June 22, 2012
The Instrument and Identity Theft
The bank or the mortgage company considers your signed promissory note as an asset, and once accepted the bank then moves to balance the banks books by putting an equal amount of credits (bookkeeping entry) into your account creating the liability. The bank cannot lend anyone money from its customer’s deposits or from its reserves. Only loan credits can be deposited into an account using fractional banking as licensed by the US Treasury that regulates banking.
When an examiner visits any bank, the examiner first determines the amount of deposits, and then examines the bank’s T-Chart to determine if the bank is within the set lending limit. A bank may issue credits and can never lend money.
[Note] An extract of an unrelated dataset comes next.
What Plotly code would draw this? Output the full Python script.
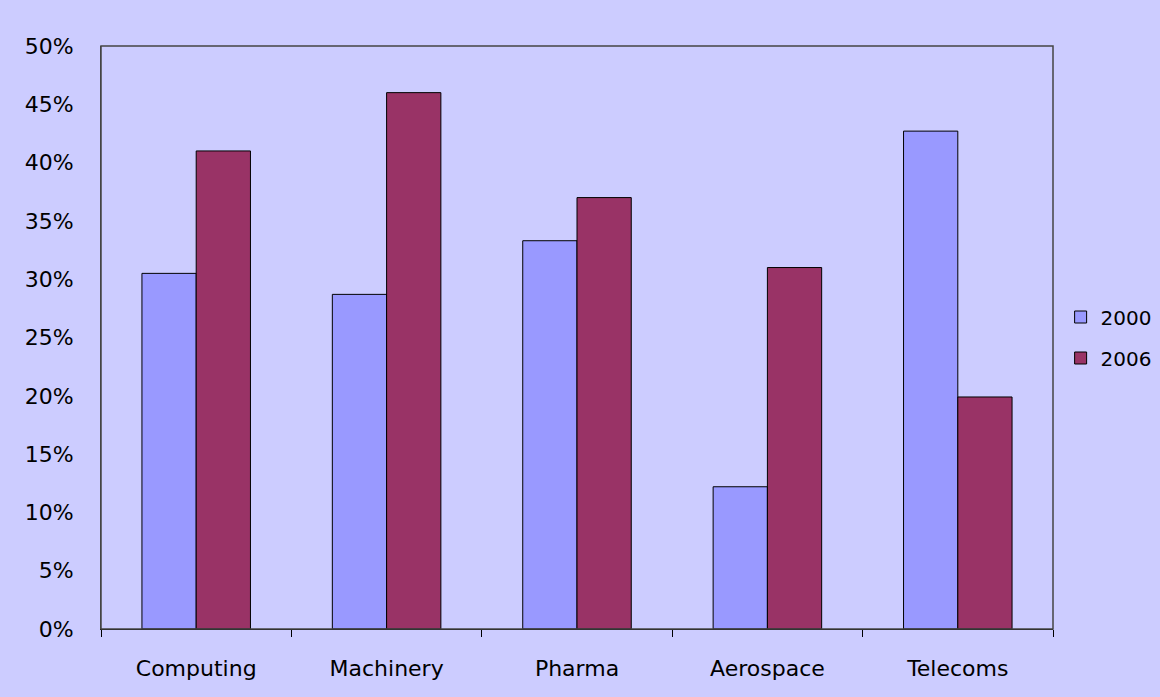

The credit issuing limit is a multiple of the amount of deposits on the bank’s books.
The promissory note outlines the required number of Federal Reserve Notes earned by the borrower’s labor that must be returned to the bank in order to satisfy the conditions of the promissory note. The amount and length of time for the return of Federal Reserve notes as satisfaction of the note requirements are outlined in the document itself. Once the note is paid in full within the timeframe as outlined in the note itself, then the bank must surrender the note as paid in full, and must release any notice of lien as recorded at the courthouse, collateral used for liquidation in the event that the terms and conditions of the note are not satisfied exactly.